How do we stop water from leaking in under the door?

Answered by Jeffrey Anderson ~ April 28, 2014 ~ No Comments

Water is coming under our door's threshold. Can we just remove threshold and add wood shims, seal them, and then add the threshold and cut doors to fit?

-Tracy

Jeffrey Anderson

Tracy, my first suggestion would be to check to ensure the water isn't coming in over the threshold as that could be a fairly easy fix. Many modern exterior door thresholds can be adjusted so a center piece raises up so that it's tighter against the bottom of the door. If there is a sweep on the bottom of the door, that can often be adjusted down as well. However, it can be a trial and error process making that gap small enough that water doesn't leak in, but not so tight that the door drags when being opened and closed.

If the water is indeed leaking in under the threshold, silicone caulk can be applied at the front of the threshold to stop the flow. But be aware that is a temporary fix that must be renewed on a regular basis as it cracks or gets kicked away. Do you see a lot of water ponding in front of the door after a rain? If so, the grade may need to be adjusted so water flows away from the door rather than toward it. You might also check to make sure there aren't any downspouts discharging in the vicinity of the door.

As far as removing the threshold and adding shims, I'm not sure what that would accomplish. If you are able to remove the threshold (and I say that as many are embedded in concrete if the house is on a slab) then caulking or using construction adhesive under it could also help. The threshold can then be put back into place. All of these repairs should be able to be done without having to cut off the bottom of the door. (I'm assuming that when you mention cutting off the door that it is made of wood as cutting off a metal or fiberglass door wouldn't really be an option.)

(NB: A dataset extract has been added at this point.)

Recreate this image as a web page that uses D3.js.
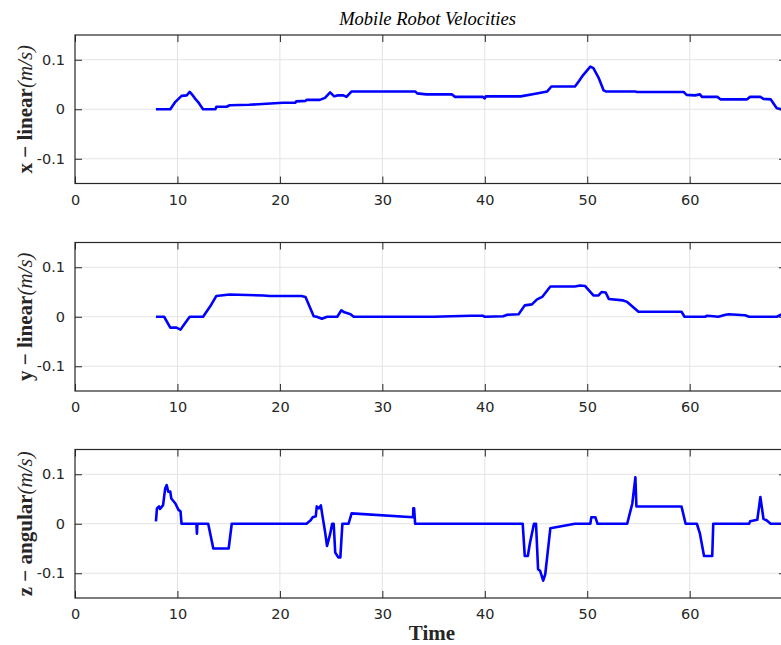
<!DOCTYPE html>
<html>
<head>
<meta charset="utf-8">
<script src="https://cdn.jsdelivr.net/npm/d3@7"></script>
<style>
  html, body { margin: 0; padding: 0; background: #fff; }
  svg { display: block; }
</style>
</head>
<body>
<svg id="chart" width="781" height="645"></svg>
<script>
// Time stamps (s) and velocity samples for each channel
const timeX = [7.9, 9.3, 9.8, 10.4, 10.9, 11.2, 11.5, 11.7, 12.0, 12.5, 13.7, 13.8, 14.8, 15.1, 17.0, 20.3, 21.5, 21.6, 22.5, 22.6, 23.9, 24.4, 24.9, 25.3, 25.6, 26.2, 26.5, 27.0, 33.2, 33.4, 34.3, 36.8, 37.1, 39.8, 40.0, 40.1, 43.5, 44.8, 46.1, 46.5, 48.8, 49.2, 49.6, 50.3, 50.6, 51.1, 51.6, 51.8, 54.7, 54.8, 59.4, 59.7, 60.5, 61.0, 61.2, 62.7, 63.0, 65.6, 65.9, 66.9, 67.2, 67.9, 68.5, 69.0];
const velX  = [0, 0, 0.015, 0.027, 0.028, 0.035, 0.028, 0.022, 0.015, 0, 0, 0.005, 0.005, 0.008, 0.009, 0.013, 0.013, 0.016, 0.017, 0.019, 0.019, 0.023, 0.034, 0.026, 0.028, 0.028, 0.025, 0.036, 0.036, 0.032, 0.030, 0.030, 0.025, 0.025, 0.022, 0.026, 0.026, 0.031, 0.036, 0.046, 0.046, 0.057, 0.069, 0.086, 0.083, 0.064, 0.038, 0.036, 0.036, 0.035, 0.035, 0.029, 0.028, 0.030, 0.025, 0.025, 0.020, 0.020, 0.025, 0.025, 0.021, 0.020, 0.002, 0];

const timeY = [7.9, 8.7, 9.3, 9.9, 10.3, 10.7, 11.2, 12.5, 13.2, 13.8, 15.1, 18.4, 19.0, 22.1, 22.5, 23.3, 23.6, 24.1, 24.6, 25.6, 26.0, 26.3, 26.6, 26.9, 27.2, 35.0, 38.6, 39.8, 40.0, 41.8, 42.2, 43.3, 43.9, 44.6, 45.1, 45.6, 46.4, 48.8, 49.3, 49.8, 50.6, 51.1, 51.4, 51.8, 52.1, 53.5, 53.9, 55.0, 59.2, 59.5, 61.5, 61.7, 62.3, 62.8, 63.5, 63.8, 65.4, 65.8, 68.5, 69.0];
const velY  = [0, 0, -0.022, -0.022, -0.026, -0.014, 0, 0, 0.021, 0.042, 0.045, 0.043, 0.042, 0.042, 0.040, 0.001, 0, -0.004, 0, 0, 0.013, 0.009, 0.007, 0.005, 0, 0, 0.002, 0.002, 0, 0.001, 0.004, 0.005, 0.023, 0.025, 0.035, 0.040, 0.061, 0.061, 0.063, 0.062, 0.043, 0.043, 0.050, 0.049, 0.036, 0.033, 0.030, 0.010, 0.010, 0, 0, 0.002, 0.001, 0, 0.004, 0.005, 0.003, 0, 0, 0.005];

const timeZ = [7.9, 8.0, 8.2, 8.3, 8.5, 8.6, 8.8, 8.95, 9.1, 9.3, 9.4, 9.8, 10.1, 10.3, 10.4, 11.85, 11.9, 11.95, 13.0, 13.5, 15.0, 15.3, 22.6, 23.0, 23.2, 23.5, 23.6, 23.8, 24.0, 24.1, 24.4, 24.6, 24.9, 25.1, 25.25, 25.4, 25.7, 25.9, 26.1, 26.7, 27.0, 33.0, 33.02, 33.1, 33.2, 43.7, 43.9, 44.2, 44.4, 44.8, 45.0, 45.2, 45.4, 45.7, 45.9, 46.1, 46.4, 48.8, 50.3, 50.4, 50.8, 51.0, 53.9, 54.4, 54.7, 54.8, 59.2, 59.6, 60.7, 61.0, 61.4, 62.2, 62.3, 65.8, 65.9, 66.6, 66.9, 67.2, 67.5, 67.9, 69.5];
const velZ  = [0.005, 0.031, 0.035, 0.030, 0.035, 0.038, 0.071, 0.078, 0.065, 0.065, 0.051, 0.041, 0.028, 0.025, 0, 0, -0.020, 0, 0, -0.050, -0.050, 0, 0, 0.007, 0.013, 0.015, 0.035, 0.031, 0.037, 0.023, -0.015, -0.045, -0.021, 0, 0, -0.058, -0.068, -0.068, 0, 0, 0.021, 0.013, 0.031, 0.031, 0, 0, -0.065, -0.065, -0.040, 0, 0, -0.092, -0.095, -0.115, -0.102, -0.065, -0.009, 0, 0, 0.013, 0.013, 0, 0, 0.041, 0.094, 0.035, 0.035, 0, 0, -0.020, -0.065, -0.065, 0, 0, 0.005, 0.008, 0.054, 0.010, 0.007, 0, 0];

const xTicks = [0, 10, 20, 30, 40, 50, 60];
const yTicks = [-0.1, 0, 0.1];
const yTickLabels = ["-0.1", "0", "0.1"];

const panels = [
  { time: timeX, vel: velX, bold: "x \u2212 linear", unit: "(m/s)" },
  { time: timeY, vel: velY, bold: "y \u2212 linear", unit: "(m/s)" },
  { time: timeZ, vel: velZ, bold: "z \u2212 angular", unit: "(m/s)" }
];

const svg = d3.select("#chart");
const left = 75, plotW = 711, plotH = 148.5;
const tops = [35, 242.5, 449.5];
const axisColor = "#262626";
const gridColor = "#e3e3e3";
const tickFont = "'DejaVu Sans', sans-serif";
const serif = "'Liberation Serif', 'Times New Roman', serif";

const x = d3.scaleLinear().domain([0, 69.4]).range([0, plotW]);

svg.append("defs").append("clipPath").attr("id", "plotClip")
  .append("rect").attr("x", 0).attr("y", 0).attr("width", plotW).attr("height", plotH);

panels.forEach((p, i) => {
  const y = d3.scaleLinear().domain([-0.15, 0.15]).range([plotH, 0]);
  const g = svg.append("g").attr("transform", `translate(${left},${tops[i]})`);

  // grid
  g.append("g").selectAll("line.vg").data(xTicks.filter(d => d > 0)).join("line")
    .attr("x1", d => x(d)).attr("x2", d => x(d)).attr("y1", 0).attr("y2", plotH)
    .attr("stroke", gridColor).attr("stroke-width", 1);
  g.append("g").selectAll("line.hg").data(yTicks).join("line")
    .attr("x1", 0).attr("x2", plotW).attr("y1", d => y(d)).attr("y2", d => y(d))
    .attr("stroke", gridColor).attr("stroke-width", 1);

  // data line
  const pts = p.time.map((t, k) => [t, p.vel[k]]);
  g.append("path")
    .datum(pts)
    .attr("clip-path", "url(#plotClip)")
    .attr("fill", "none")
    .attr("stroke", "#0000ff")
    .attr("stroke-width", 2.6)
    .attr("stroke-linejoin", "round")
    .attr("d", d3.line().x(d => x(d[0])).y(d => y(d[1])));

  // axes with inward ticks on all four sides
  const styleAxis = sel => {
    sel.select(".domain").remove();
    sel.attr("font-size", null).attr("font-family", null);
    sel.selectAll(".tick line").attr("stroke", axisColor).attr("stroke-width", 1);
    sel.selectAll(".tick text").attr("fill", axisColor)
      .style("font-family", tickFont).style("font-size", "14.5px");
  };
  g.append("g").attr("transform", `translate(0,${plotH})`)
    .call(d3.axisBottom(x).tickValues(xTicks).tickFormat(d3.format("d"))
      .tickSizeInner(-7).tickSizeOuter(0).tickPadding(11))
    .call(styleAxis);
  g.append("g")
    .call(d3.axisTop(x).tickValues(xTicks).tickFormat("").tickSizeInner(-7).tickSizeOuter(0))
    .call(styleAxis);
  g.append("g")
    .call(d3.axisLeft(y).tickValues(yTicks).tickFormat((d, k) => yTickLabels[k])
      .tickSizeInner(-7).tickSizeOuter(0).tickPadding(10))
    .call(styleAxis);
  g.append("g").attr("transform", `translate(${plotW},0)`)
    .call(d3.axisRight(y).tickValues(yTicks).tickFormat("").tickSizeInner(-7).tickSizeOuter(0))
    .call(styleAxis);

  // box
  g.append("rect").attr("x", 0).attr("y", 0).attr("width", plotW).attr("height", plotH)
    .attr("fill", "none").attr("stroke", axisColor).attr("stroke-width", 1.2);

  // y label
  const yl = svg.append("text")
    .attr("transform", `translate(32,${tops[i] + plotH / 2}) rotate(-90)`)
    .attr("text-anchor", "middle")
    .attr("font-family", serif).attr("font-size", 21).attr("fill", axisColor);
  yl.append("tspan").attr("font-weight", "bold").text(p.bold);
  yl.append("tspan").attr("font-style", "italic").text(p.unit);
});

// title
svg.append("text")
  .attr("x", left + plotW / 2 - 3).attr("y", 25)
  .attr("text-anchor", "middle")
  .attr("font-family", serif).attr("font-style", "italic").attr("font-size", 18.5)
  .attr("fill", "#000")
  .text("Mobile Robot Velocities");

// x-axis label
svg.append("text")
  .attr("x", 432).attr("y", 640)
  .attr("text-anchor", "middle")
  .attr("font-family", serif).attr("font-weight", "bold").attr("font-size", 21)
  .attr("fill", axisColor)
  .text("Time");
</script>
</body>
</html>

There are various types of sill trays that may be able to be installed to stop water intrusion if you are able to remove the threshold. These set down flush against the subfloor or concrete slab and the threshold sits down inside of them. Any water that gets under the threshold is prevented from entering the home by the back of the tray.

If none of these repairs do the trick, installing some sort of grate drain in front of the exterior door might be an option. It wouldn't be very attractive, especially if this is your main exterior door, but should get rid of the water before it enters your home. Preventing water intrusion can be very frustrating as it can get inside so many different ways, but in just about all cases the leak can be stopped.